Het zwarte gat van Europa
Door Monique Harmsen
Hoewel er volgens de Rekenkamer in de afgelopen jaren wel sprake is van enige verbetering wordt naar schatting nog steeds 3,8% procent van de totale uitgaven van ongeveer 145 miljard euro, niet goed verantwoord. Dan hebben we het over ruim 5,5 miljard euro die niet in overeenstemming met de EU-regels werd gebruikt. Het gaat hier om geld dat door de burgers van de lidstaten moet worden opgebracht. In een tijd dat het wantrouwen tegen Europese instituties groeit, is het zaak dat de EU haar uitgaven nu eindelijk eens op orde krijgt in plaats van ieder jaar om meer geld te vragen.

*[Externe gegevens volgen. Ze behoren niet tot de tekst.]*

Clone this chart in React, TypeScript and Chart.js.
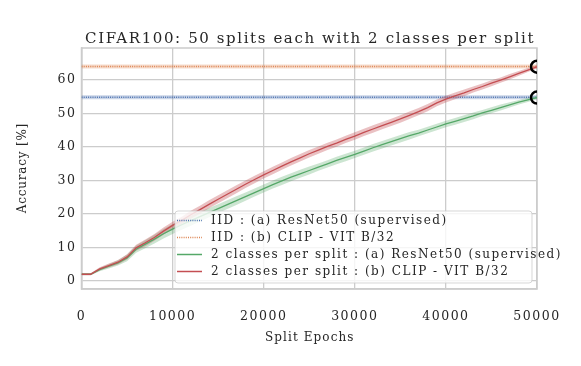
import React, { useEffect, useRef } from 'react';
import { Chart, registerables } from 'chart.js';

Chart.register(...registerables);

const FONT = '"DejaVu Serif", serif';
const TEXT = '#262626';

const TITLE = 'CIFAR100: 50 splits each with 2 classes per split';
const X_TITLE = 'Split Epochs';
const Y_TITLE = 'Accuracy [%]';

const xTicks = [0, 10000, 20000, 30000, 40000, 50000];
const yTicks = [0, 10, 20, 30, 40, 50, 60];

const epochs = [
  0, 1000, 2000, 3000, 4000, 5000, 6000, 7000, 8000, 9000,
  10000, 11000, 12000, 13000, 14000, 15000, 16000, 17000, 18000, 19000,
  20000, 21000, 22000, 23000, 24000, 25000, 26000, 27000, 28000, 29000,
  30000, 31000, 32000, 33000, 34000, 35000, 36000, 37000, 38000, 39000,
  40000, 41000, 42000, 43000, 44000, 45000, 46000, 47000, 48000, 49000, 50000,
];

// 2 classes per split : (b) CLIP - VIT B/32 (mean)
const clipSplit = [
  2.0, 2.0, 3.6, 4.6, 5.6, 7.2, 9.9, 11.4, 13.0, 14.9,
  16.6, 18.1, 19.8, 21.3, 22.9, 24.4, 25.9, 27.4, 28.9, 30.3,
  31.7, 33.0, 34.3, 35.6, 36.8, 38.0, 39.1, 40.2, 41.2, 42.3,
  43.3, 44.4, 45.4, 46.4, 47.4, 48.4, 49.5, 50.6, 51.8, 53.2,
  54.3, 55.3, 56.2, 57.2, 58.1, 59.1, 60.0, 61.0, 62.0, 63.0, 64.0,
];
const clipSplitSd = [
  0.3, 0.3, 0.5, 0.6, 0.7, 0.8, 0.9, 1.0, 1.0, 1.1,
  1.1, 1.1, 1.2, 1.2, 1.2, 1.2, 1.2, 1.2, 1.1, 1.1,
  1.1, 1.1, 1.1, 1.1, 1.1, 1.1, 1.1, 1.1, 1.1, 1.1,
  1.1, 1.1, 1.1, 1.1, 1.1, 1.1, 1.1, 1.1, 1.1, 1.0,
  1.0, 1.0, 1.0, 0.9, 0.9, 0.9, 0.8, 0.8, 0.7, 0.6, 0.5,
];

// 2 classes per split : (a) ResNet50 (supervised) (mean)
const resnetSplit = [
  2.0, 2.0, 3.4, 4.4, 5.4, 6.9, 9.5, 11.0, 12.5, 14.1,
  15.5, 16.8, 18.0, 19.2, 20.4, 21.6, 22.8, 24.0, 25.2, 26.4,
  27.6, 28.8, 29.9, 31.0, 32.0, 33.0, 34.0, 35.0, 36.0, 36.9,
  37.8, 38.8, 39.8, 40.7, 41.6, 42.5, 43.4, 44.2, 45.1, 46.0,
  46.9, 47.7, 48.5, 49.3, 50.2, 51.0, 51.8, 52.6, 53.4, 54.1, 54.8,
];
const resnetSplitSd = [
  0.3, 0.3, 0.5, 0.7, 0.8, 1.0, 1.1, 1.2, 1.3, 1.4,
  1.5, 1.5, 1.5, 1.4, 1.4, 1.3, 1.3, 1.3, 1.2, 1.2,
  1.2, 1.2, 1.2, 1.2, 1.2, 1.2, 1.1, 1.1, 1.1, 1.1,
  1.1, 1.1, 1.1, 1.1, 1.1, 1.1, 1.1, 1.0, 1.0, 1.0,
  1.0, 1.0, 1.0, 1.0, 0.9, 0.9, 0.9, 0.8, 0.7, 0.6, 0.5,
];

const iidX = [0, 50000];
const iidResnet = [54.9, 54.9];
const iidClip = [64.1, 64.1];

const finalX = [50000];
const finalPoints = [64.0, 54.8];

const C_BLUE = '#4C72B0';
const C_ORANGE = '#DD8452';
const C_GREEN = '#55A868';
const C_RED = '#C44E52';

const legendItems = [
  { label: 'IID : (a) ResNet50 (supervised)', color: C_BLUE, dash: [1, 1.2] },
  { label: 'IID : (b) CLIP - VIT B/32', color: C_ORANGE, dash: [1, 1.2] },
  { label: '2 classes per split : (a) ResNet50 (supervised)', color: C_GREEN, dash: [] },
  { label: '2 classes per split : (b) CLIP - VIT B/32', color: C_RED, dash: [] },
];

const pts = (xs: number[], ys: number[]) => ys.map((y, i) => ({ x: xs[i], y }));
const band = (ys: number[], sd: number[], sign: number) =>
  ys.map((y, i) => ({ x: epochs[i], y: y + sign * sd[i] }));

const spacingPlugin = {
  id: 'letterSpacing',
  beforeDraw(chart: any) {
    chart.ctx.letterSpacing = '1.5px';
  },
};

const framePlugin = {
  id: 'frame',
  beforeDatasetsDraw(chart: any) {
    const { ctx, chartArea: a } = chart;
    ctx.save();
    ctx.strokeStyle = '#cccccc';
    ctx.lineWidth = 1.5;
    ctx.strokeRect(a.left, a.top, a.right - a.left, a.bottom - a.top);
    ctx.restore();
  },
};

const textPlugin = {
  id: 'texts',
  afterDraw(chart: any) {
    const { ctx, chartArea: a } = chart;
    ctx.save();
    ctx.fillStyle = TEXT;
    ctx.textBaseline = 'middle';
    ctx.textAlign = 'center';
    ctx.letterSpacing = '1.6px';
    ctx.font = `15px ${FONT}`;
    ctx.fillText(TITLE, (a.left + a.right) / 2 + 0.8, 39.5);
    ctx.letterSpacing = '1.1px';
    ctx.font = `12px ${FONT}`;
    ctx.fillText(X_TITLE, (a.left + a.right) / 2 + 0.5, 338);
    ctx.save();
    ctx.translate(22.5, (a.top + a.bottom) / 2);
    ctx.rotate(-Math.PI / 2);
    ctx.letterSpacing = '0.8px';
    ctx.fillText(Y_TITLE, 0.4, 0);
    ctx.restore();
    ctx.restore();
  },
};

const legendPlugin = {
  id: 'insideLegend',
  afterDatasetsDraw(chart: any) {
    const { ctx, chartArea } = chart;
    const bx = chartArea.left + 93.5;
    const by = chartArea.top + 163;
    const bw = chartArea.right - 5 - bx;
    const bh = 72;
    ctx.save();
    ctx.beginPath();
    const r = 3;
    ctx.moveTo(bx + r, by);
    ctx.arcTo(bx + bw, by, bx + bw, by + bh, r);
    ctx.arcTo(bx + bw, by + bh, bx, by + bh, r);
    ctx.arcTo(bx, by + bh, bx, by, r);
    ctx.arcTo(bx, by, bx + bw, by, r);
    ctx.closePath();
    ctx.fillStyle = 'rgba(255,255,255,0.8)';
    ctx.fill();
    ctx.strokeStyle = 'rgba(204,204,204,0.8)';
    ctx.lineWidth = 1;
    ctx.stroke();
    ctx.font = `12px ${FONT}`;
    ctx.letterSpacing = '1.5px';
    ctx.textBaseline = 'middle';
    ctx.textAlign = 'left';
    legendItems.forEach((it, i) => {
      const cy = by + 9.5 + i * 17;
      ctx.beginPath();
      ctx.setLineDash(it.dash);
      ctx.strokeStyle = it.color;
      ctx.lineWidth = 1.5;
      ctx.moveTo(bx + 2, cy);
      ctx.lineTo(bx + 27, cy);
      ctx.stroke();
      ctx.setLineDash([]);
      ctx.fillStyle = TEXT;
      ctx.fillText(it.label, bx + 36, cy + 0.5);
    });
    ctx.restore();
  },
};

export default function App() {
  const ref = useRef<HTMLCanvasElement>(null);
  useEffect(() => {
    const canvas = ref.current!;
    const noPt = { pointRadius: 0, pointHoverRadius: 0 };
    const chart = new Chart(canvas, {
      type: 'line',
      data: {
        datasets: [
          {
            data: finalPoints.map((y) => ({ x: finalX[0], y })),
            showLine: false,
            pointRadius: 6,
            pointBorderWidth: 2.5,
            pointBorderColor: '#000',
            pointBackgroundColor: 'rgba(0,0,0,0)',
            borderColor: '#000',
            clip: 0,
            order: 0,
          } as any,
          { data: pts(epochs, clipSplit), borderColor: C_RED, borderWidth: 1.3, ...noPt, order: 1 } as any,
          { data: pts(epochs, resnetSplit), borderColor: C_GREEN, borderWidth: 1.3, ...noPt, order: 2 } as any,
          { data: band(clipSplit, clipSplitSd, 1), borderWidth: 0, borderColor: 'rgba(0,0,0,0)', ...noPt, order: 3 } as any,
          { data: band(clipSplit, clipSplitSd, -1), borderWidth: 0, borderColor: 'rgba(0,0,0,0)', fill: '-1', backgroundColor: 'rgba(196,78,82,0.35)', ...noPt, order: 3 } as any,
          { data: band(resnetSplit, resnetSplitSd, 1), borderWidth: 0, borderColor: 'rgba(0,0,0,0)', ...noPt, order: 4 } as any,
          { data: band(resnetSplit, resnetSplitSd, -1), borderWidth: 0, borderColor: 'rgba(0,0,0,0)', fill: '-1', backgroundColor: 'rgba(85,168,104,0.3)', ...noPt, order: 4 } as any,
          { data: pts(iidX, iidResnet), borderColor: C_BLUE, borderWidth: 1.5, borderDash: [1, 1.2], ...noPt, order: 5 } as any,
          { data: pts(iidX, iidResnet), borderColor: 'rgba(76,114,176,0.3)', borderWidth: 4, ...noPt, order: 6 } as any,
          { data: pts(iidX, iidClip), borderColor: C_ORANGE, borderWidth: 1.5, borderDash: [1, 1.2], ...noPt, order: 5 } as any,
          { data: pts(iidX, iidClip), borderColor: 'rgba(221,132,82,0.3)', borderWidth: 4, ...noPt, order: 6 } as any,
        ],
      },
      options: {
        responsive: false,
        animation: false,
        layout: { padding: { left: 0, right: 44, top: 48, bottom: 0 } },
        plugins: {
          legend: { display: false },
          tooltip: { enabled: false },
          title: { display: false },
        },
        scales: {
          x: {
            type: 'linear',
            min: 0,
            max: 50000,
            afterFit: (s: any) => { s.height = 77; },
            afterBuildTicks: (s: any) => { s.ticks = xTicks.map((v) => ({ value: v })); },
            grid: { color: '#cccccc', lineWidth: 1.3, drawTicks: false },
            border: { color: '#cccccc', width: 1.5 },
            ticks: {
              color: TEXT,
              font: { family: FONT, size: 12.5 },
              padding: 20,
              maxRotation: 0,
              callback: (v: any) => String(v),
            },
          },
          y: {
            type: 'linear',
            min: -2.4,
            max: 69.6,
            afterFit: (s: any) => { s.width = 81.5; },
            afterBuildTicks: (s: any) => { s.ticks = yTicks.map((v) => ({ value: v })); },
            grid: { color: '#cccccc', lineWidth: 1.3, drawTicks: false },
            border: { color: '#cccccc', width: 1.5 },
            ticks: {
              color: TEXT,
              font: { family: FONT, size: 12.5 },
              padding: 5,
              callback: (v: any) => String(v),
            },
          },
        },
      },
      plugins: [spacingPlugin, framePlugin, legendPlugin, textPlugin],
    });
    return () => chart.destroy();
  }, []);
  return (
    <div style={{ position: 'fixed', left: 0, top: 0, width: 581, height: 366, background: '#fff' }}>
      <canvas ref={ref} width={581} height={366} style={{ width: 581, height: 366, display: 'block' }} />
    </div>
  );
}
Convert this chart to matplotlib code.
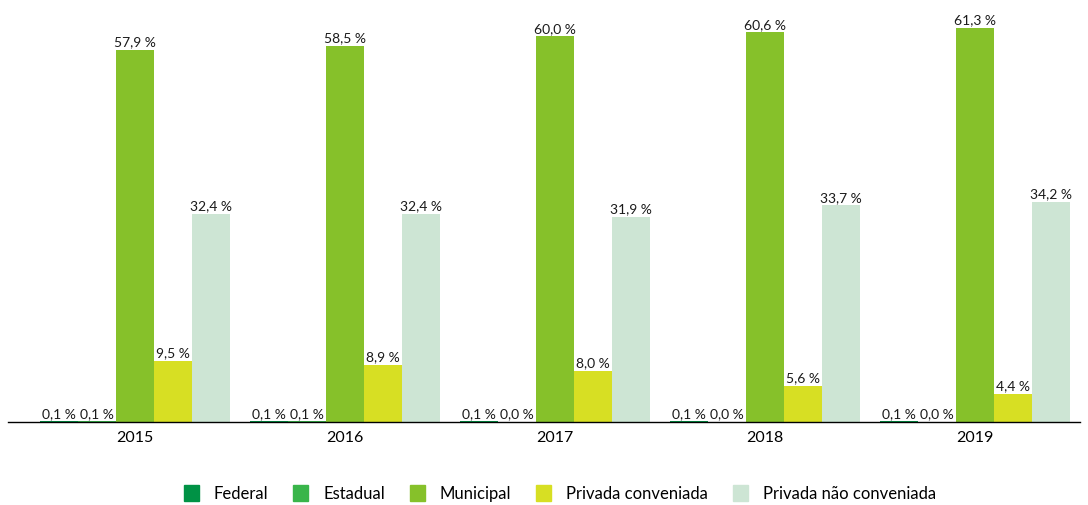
import matplotlib.pyplot as plt
import numpy as np

years = ["2015", "2016", "2017", "2018", "2019"]
series = ["Federal", "Estadual", "Municipal", "Privada conveniada", "Privada não conveniada"]
federal = [0.1, 0.1, 0.1, 0.1, 0.1]
estadual = [0.1, 0.1, 0.0, 0.0, 0.0]
municipal = [57.9, 58.5, 60.0, 60.6, 61.3]
conveniada = [9.5, 8.9, 8.0, 5.6, 4.4]
nao_conveniada = [32.4, 32.4, 31.9, 33.7, 34.2]
colors = ["#009245", "#39B54A", "#86C12A", "#D7DF23", "#CDE5D4"]

plt.rcParams['font.family'] = ['Lato', 'DejaVu Sans']

fig = plt.figure(figsize=(10.88, 5.06), dpi=100)
ax = fig.add_axes([8 / 1088, 83 / 506, 1072 / 1088, 423 / 506])

values = [federal, estadual, municipal, conveniada, nao_conveniada]
x = np.arange(len(years))
width = 38 / 210
for i, (name, vals, c) in enumerate(zip(series, values, colors)):
    pos = x + (i - 2) * width
    bars = ax.bar(pos, vals, width, color=c, label=name)
    for b, v in zip(bars, vals):
        ax.text(b.get_x() + b.get_width() / 2, v + 0.4,
                "{:.1f} %".format(v).replace(".", ","),
                ha="center", va="bottom", fontsize=10, color="#1a1a1a")

ax.set_xlim(-0.605, 4.5)
ax.set_ylim(0, 65.8)
ax.set_xticks(x)
ax.set_xticklabels(years, fontsize=11.5)
ax.tick_params(axis="x", length=0, pad=6)
ax.set_yticks([])
for s in ["top", "right", "left"]:
    ax.spines[s].set_visible(False)
ax.spines["bottom"].set_color("black")
ax.spines["bottom"].set_linewidth(1)
ax.spines["bottom"].set_zorder(5)

handles = [plt.Rectangle((0, 0), 1, 1, color=c) for c in colors]
fig.legend(handles, series, loc="center", bbox_to_anchor=(560 / 1088, 1 - 494 / 506),
           ncol=5, frameon=False, fontsize=12, handlelength=0.9, handleheight=1.1,
           columnspacing=1.5, handletextpad=0.9)

fig.savefig("out.png", dpi=100)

Volgens de Rekenkamer zijn er in 2015 slechts 11 gevallen van echte fraude ontdekt. Dat wil niet zeggen dat er niet meer is gefraudeerd, maar dat zijn de zaken die aan het licht zijn gekomen. Over de definitie van fraude verschil ik duidelijk van mening met de Rekenkamer. Naar mijn mening is een humanitaire organisatie die actief was in de voedselhulp Syrië en de kosten voor het voedseltransport declareerde bij de EU terwijl die al door een andere donor waren gefinancierd, gewoon bezig met fraude. Hetzelfde geldt voor een Slowaaks project waarbij de prijs van het beton dat nodig was voor de bouw van een opslagfaciliteit zes keer hoger was dan de normale marktprijs waardoor de kosten van het totale project 50 procent hoger uitvielen.
Nog belangrijker dan het controleren van bonnetjes op rechtmatigheid is echter de vraag of al die projecten wel nodig en doelmatig zijn. We kennen allemaal de verhalen van snelwegen die zijn aangelegd met Europees geld die nergens heen gaan, nieuwe zeehavens om de concurrentiepositie te versterken die nauwelijks worden gebruikt, luchthavens die achteraf volstrek overbodig zijn. Volgens een rapport van de Rekenkamer wordt bij dit soort projecten een derde van de gelden niet goed besteed.
De verantwoordelijkheid ligt in de lidstaten die nu te makkelijk besluiten tot de aanleg van projecten. Van de oorspronkelijke Europese gedachte is hier weinig te merken, het is hier iedere lidstaat voor zich. Iedereen probeert er zoveel mogelijk geld uit de Europese ruif te halen waarbij vaak niet wordt gekeken naar nut en doel, veel projecten zijn niet meer dan verkapte werkgelegenheidsprojecten.
Om hier verandering in te brengen zullen lidstaten kritischer moeten zijn op hun eigen projecten. Nederlandse politici wijzen vaak met een beschuldigend vingertje naar Brussel maar zij zouden ook eens de hand in eigen boezem moeten steken. Alex Brenninkmeijer, het Nederlandse lid van de Rekenkamer, is er een groot voorstander van dat het toezichtsrapport in alle parlementen wordt besproken zodat parlementariërs meer inzicht krijgen in de effecten van hun beslissingen. Uiteindelijk moeten we toe naar result based budgetting waarbij wordt gecontroleerd of het project voldoen aan de gestelde prognoses en doelstellingen in plaats van het controleren van bonnetjes.
Veel hoop dat de Rekenkamer volgend jaar wel een goedkeurende verklaring afgeeft bij de bestedingen van de EU heb ik niet. Langzaam dringt het besef door dat het anders moet maar de Europese molens draaien langzaam en er zijn te veel tegengestelde belangen.